Some time in the middle of the 1990s, most likely driven by the increased profits of bigger best-sellers made possible by the superstores, advances grew by great leaps first into the six-figure range. Then, they went far above. During that same time, network television and the movie business was the place most talented writers wanted to be. You could make a fortune as a showrunner on a hit sitcom.
In many ways, those rising advances were bait drawing writers back to novels and non-fiction. Soon the advances began to create an apartheid within publishing houses as the anointed authors got all the pre-publishing attention. Unfortunately, the big books weren't always the books with the big advances. Those authors got even on their follow-up books often to everyone's dismay.
To the Journal's credit, Trachtenberg quotes eminent writer -- and former book editor -- E.L. Doctorow approving of the new trend. And they admit, too, that most literary writers never saw big paydays. The rise in advances during the mid-nineties usually went to young, good-looking writers who could be marketed well. Some of those hit it big. Other writers built themselves up through tireless work or a knack for self-promotion. Dave Eggers has confounded the modern publishing industry at every turn and succeeded.
Writers need a Darwinian environment. Publishers too often try to fight the natural selection of taste. The husbandry of the book business has not been good for either the publishers -- un-earned advances (read: bad choices by publishers) account for one of the largest operating costs of any of the big six publishers -- or the writers.

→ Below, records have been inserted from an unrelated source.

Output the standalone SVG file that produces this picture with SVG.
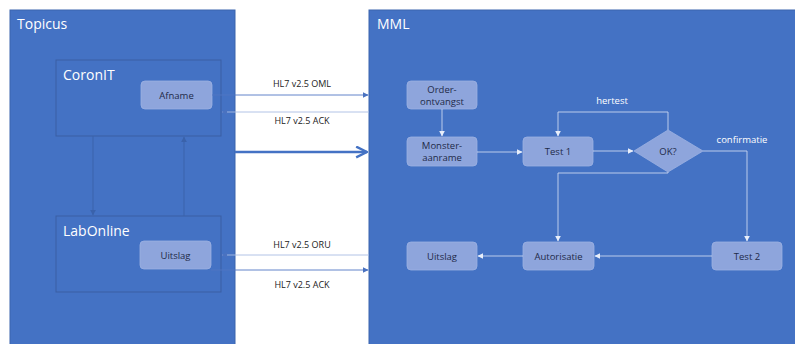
<svg xmlns="http://www.w3.org/2000/svg" width="795" height="344" viewBox="0 0 795 344">
<defs>
<style>
.panel{fill:#4472C4;stroke:#3b64ad;stroke-width:1}
.sub{fill:#4472C4;stroke:#3a5fa3;stroke-width:1}
.node{fill:#8ea5dc;stroke:#9cb1e2;stroke-width:0.8}
.ntxt{font-family:"Open Sans","Liberation Sans",sans-serif;font-size:9.5px;fill:#1e2a48;text-anchor:middle}
.title{font-family:"Open Sans","Liberation Sans",sans-serif;font-size:14px;fill:#ffffff}
.lbl{font-family:"Open Sans","Liberation Sans",sans-serif;font-size:9px;fill:#222222;text-anchor:middle}
.wl{font-family:"Open Sans","Liberation Sans",sans-serif;font-size:9.5px;fill:#ffffff;text-anchor:middle}
.ln{fill:none;stroke:#5077c4;stroke-width:0.9}
.lnw{fill:none;stroke:#c9d6f0;stroke-width:0.9}
.lnd{fill:none;stroke:#3a62ab;stroke-width:1}
</style>
<marker id="ab" viewBox="0 0 10 10" refX="9" refY="5" markerWidth="6" markerHeight="6" orient="auto" markerUnits="userSpaceOnUse"><path d="M0,0 L10,5 L0,10 z" fill="#4a72c0"/></marker>
<marker id="aw" viewBox="0 0 10 10" refX="9" refY="5" markerWidth="6" markerHeight="6" orient="auto" markerUnits="userSpaceOnUse"><path d="M0,0 L10,5 L0,10 z" fill="#e8eefa"/></marker>
<marker id="ad" viewBox="0 0 10 10" refX="9" refY="5" markerWidth="6" markerHeight="6" orient="auto" markerUnits="userSpaceOnUse"><path d="M0,0 L10,5 L0,10 z" fill="#3a62ab"/></marker>
<marker id="big" viewBox="0 0 12 12" refX="11" refY="6" markerWidth="13" markerHeight="13" orient="auto" markerUnits="userSpaceOnUse"><path d="M1,1 L11,6 L1,11" fill="none" stroke="#4472C4" stroke-width="2.2"/></marker>
</defs>
<rect width="795" height="344" fill="#ffffff"/>
<g id="topicus">
<rect class="panel" x="10" y="10" width="225" height="340"/>
<text class="title" x="17" y="29">Topicus</text>
</g>
<g id="mml">
<rect class="panel" x="369" y="10" width="430" height="340"/>
<text class="title" x="377" y="29">MML</text>
</g>
<g id="coronit">
<rect class="sub" x="56" y="60" width="165" height="76"/>
<text class="title" x="63" y="80">CoronIT</text>
</g>
<g id="afname">
<rect class="node" x="141" y="81" width="71" height="28" rx="4"/>
<text class="ntxt" x="176.5" y="98.5">Afname</text>
</g>
<g id="labonline">
<rect class="sub" x="56" y="216" width="165" height="76"/>
<text class="title" x="63" y="236">LabOnline</text>
</g>
<g id="uitslag-topicus">
<rect class="node" x="140" y="241" width="71" height="28" rx="4"/>
<text class="ntxt" x="175.5" y="258.5">Uitslag</text>
</g>
<g id="order">
<rect class="node" x="407" y="81" width="70" height="28" rx="4"/>
<text class="ntxt" x="442" y="92.5">Order-</text>
<text class="ntxt" x="442" y="104.5">ontvangst</text>
</g>
<g id="monster">
<rect class="node" x="407" y="137" width="70" height="29" rx="4"/>
<text class="ntxt" x="442" y="148.5">Monster-</text>
<text class="ntxt" x="442" y="160.5">aanrame</text>
</g>
<g id="test1">
<rect class="node" x="523" y="137" width="70" height="29" rx="4"/>
<text class="ntxt" x="558" y="155">Test 1</text>
</g>
<g id="ok">
<polygon class="node" points="668,130 703,151 668,172 634,151"/>
<text class="ntxt" x="668" y="155">OK?</text>
</g>
<g id="test2">
<rect class="node" x="712" y="242" width="70" height="28" rx="4"/>
<text class="ntxt" x="747" y="259.5">Test 2</text>
</g>
<g id="autorisatie">
<rect class="node" x="523" y="242" width="71" height="28" rx="4"/>
<text class="ntxt" x="558.5" y="259.5">Autorisatie</text>
</g>
<g id="uitslag-mml">
<rect class="node" x="407" y="242" width="70" height="28" rx="4"/>
<text class="ntxt" x="442" y="259.5">Uitslag</text>
</g>
<g id="connectors">
<path class="lnd" d="M93,136 V215" marker-end="url(#ad)"/>
<path class="lnd" d="M184,216 V137" marker-end="url(#ad)"/>
<path class="ln" d="M212,95 H368" marker-end="url(#ab)"/>
<path class="ln" d="M369,112 H222" marker-end="url(#ab)" style="stroke:#a9bce3"/>
<path d="M235,152 H367" fill="none" stroke="#4472C4" stroke-width="2.4" marker-end="url(#big)"/>
<path class="ln" d="M369,255 H222" marker-end="url(#ab)" style="stroke:#a9bce3"/>
<path class="ln" d="M211,270 H368" marker-end="url(#ab)"/>
<text class="lbl" x="302" y="87">HL7 v2.5 OML</text>
<text class="lbl" x="302" y="124">HL7 v2.5 ACK</text>
<text class="lbl" x="302" y="248">HL7 v2.5 ORU</text>
<text class="lbl" x="302" y="288">HL7 v2.5 ACK</text>
<path class="lnw" d="M442,109 V136" marker-end="url(#aw)"/>
<path class="lnw" d="M477,152 H522" marker-end="url(#aw)"/>
<path class="lnw" d="M593,151 H633" marker-end="url(#aw)"/>
<path class="lnw" d="M668,130 V112 H558 V136" marker-end="url(#aw)"/>
<text class="wl" x="612" y="104">hertest</text>
<path class="lnw" d="M703,151 H747 V241" marker-end="url(#aw)"/>
<text class="wl" x="742" y="143">confirmatie</text>
<path class="lnw" d="M668,172 V173 H558 V241" marker-end="url(#aw)"/>
<path class="lnw" d="M712,256 H595" marker-end="url(#aw)"/>
<path class="lnw" d="M523,256 H478" marker-end="url(#aw)"/>
</g>
</svg>
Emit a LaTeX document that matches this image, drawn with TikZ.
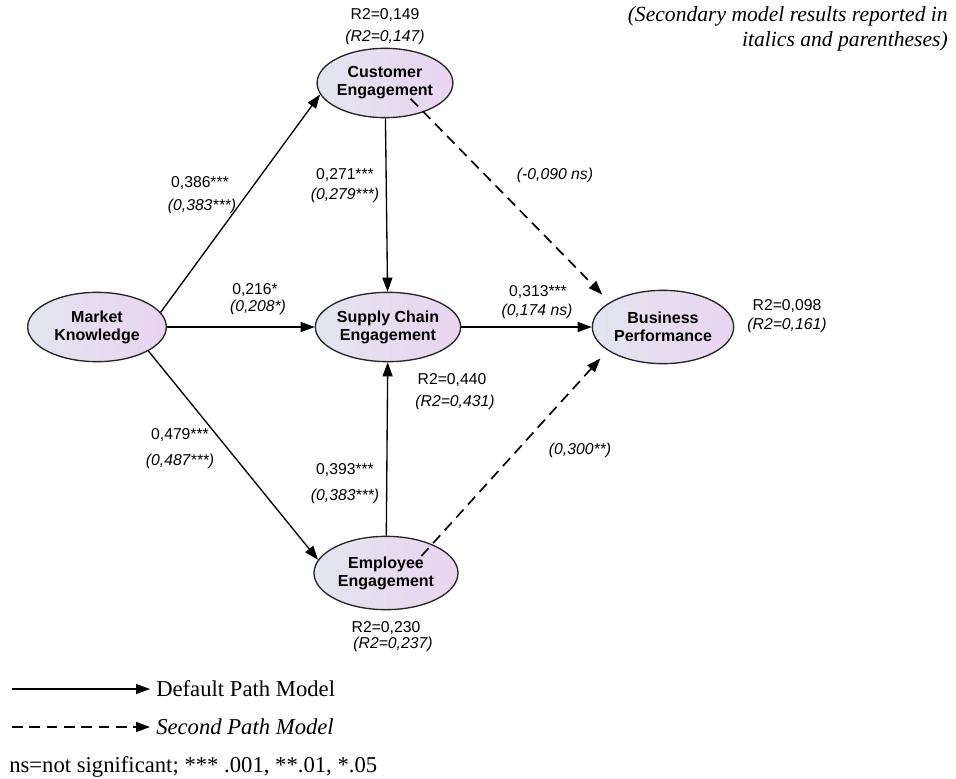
\documentclass[tikz,border=0pt]{standalone}
\usepackage{fontspec}
\setmainfont{Liberation Serif}
\setsansfont{Liberation Sans}
\usetikzlibrary{arrows.meta,shapes.geometric}
\definecolor{shL}{RGB}{226,229,240}
\definecolor{shR}{RGB}{234,212,240}
\tikzset{
  construct/.style={ellipse, draw=black!85, line width=1pt, left color=shL, right color=shR,
    minimum width=#1, minimum height=52pt, inner sep=0pt, align=center,
    font=\sffamily\bfseries\fontsize{12}{13.5}\selectfont},
  construct/.default=106pt,
  lbl/.style={font=\sffamily\fontsize{11.8}{13}\selectfont, inner sep=0pt, align=center},
  ilbl/.style={font=\sffamily\itshape\fontsize{11.8}{13}\selectfont, inner sep=0pt, align=center},
  path/.style={line width=1pt, -{Triangle[length=10.5pt,width=7.5pt]}},
  dpath/.style={path, line width=1.25pt, dash pattern=on 8pt off 5pt},
  legend/.style={font=\fontsize{17}{18}\selectfont, inner sep=0pt, anchor=west}
}
\begin{document}
\begin{tikzpicture}[x=0.75pt,y=-0.75pt]
\useasboundingbox (0,0) rectangle (956,778);
% constructs
\node[construct=104pt] (mk) at (97,327) {Market\\Knowledge};
\node[construct=101pt] (ce) at (385,83) {Customer\\Engagement};
\node[construct=109pt] (sc) at (388,327) {Supply Chain\\Engagement};
\node[construct=106pt, minimum height=55pt] (bp) at (663,327) {Business\\Performance};
\node[construct=108pt, minimum height=55pt] (ee) at (386,573) {Employee\\Engagement};
% paths
\draw[path] (mk.13) -- (ce.190);
\draw[path] (mk) -- (sc);
\draw[path] (mk.-25) -- (ee.169);
\draw[path] (ce) -- (sc);
\draw[path] (ee) -- (sc);
\draw[path] (sc) -- (bp);
\draw[dpath, shorten <=-14pt, shorten >=8pt] (ce.-37) -- (bp.155);
\draw[dpath, shorten <=-12pt, shorten >=8pt] (ee.32) -- (bp.-157);
% labels
\node[lbl] (r2ce) at (385,15) {R2=0,149};
\node[ilbl] (r2cei) at (385,37) {(R2=0,147)};
\node[lbl] (a1) at (200,183) {0,386***};
\node[ilbl] (a1i) at (202,206) {(0,383***)};
\node[lbl] (a2) at (345,175) {0,271***};
\node[ilbl] (a2i) at (345,195) {(0,279***)};
\node[ilbl] (a3) at (555,175) {(-0,090 ns)};
\node[lbl] (a4) at (255,290) {0,216*};
\node[ilbl] (a4i) at (258,307) {(0,208*)};
\node[lbl] (a5) at (538,292) {0,313***};
\node[ilbl] (a5i) at (537,311) {(0,174 ns)};
\node[lbl] (r2bp) at (787,306) {R2=0,098};
\node[ilbl] (r2bpi) at (787,325) {(R2=0,161)};
\node[lbl] (r2sc) at (452,380) {R2=0,440};
\node[ilbl] (r2sci) at (455,402) {(R2=0,431)};
\node[lbl] (a6) at (180,435) {0,479***};
\node[ilbl] (a6i) at (180,461) {(0,487***)};
\node[lbl] (a7) at (345,470) {0,393***};
\node[ilbl] (a7i) at (345,496) {(0,383***)};
\node[ilbl] (a8) at (580,450) {(0,300**)};
\node[lbl] (r2ee) at (386,628) {R2=0,230};
\node[ilbl] (r2eei) at (393,644) {(R2=0,237)};
% note
\node[font=\itshape\fontsize{16.2}{18.8}\selectfont, align=right, anchor=north east, inner sep=0pt] (note) at (948,6)
  {(Secondary model results reported in\\italics and parentheses)};
% legend
\coordinate (l1a) at (12,689);
\coordinate (l1b) at (150,689);
\coordinate (l2a) at (12,727);
\coordinate (l2b) at (150,727);
\draw[path] (l1a) -- (l1b);
\draw[dpath] (l2a) -- (l2b);
\node[legend] (leg1) at (156,689) {Default Path Model};
\node[legend, font=\itshape\fontsize{17}{18}\selectfont] (leg2) at (156,727) {Second Path Model};
\node[legend] (leg3) at (9,767) {ns=not significant; *** .001, **.01, *.05};
\end{tikzpicture}
\end{document}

Arthur Klebanoff, a former agent and now head of the e-book publisher Rosetta, announced this week a new royalty structure on his e-books that begins at 50% and rises quickly to 60%. Enterprising authors -- the ones who write because they have to -- will get the bigger reward for having taken the risk. Inverting the royalty relationship by making the publisher take the minority share of the book's revenue is the future of publishing. That will benefit publishers, writers and, in the end, our literary culture.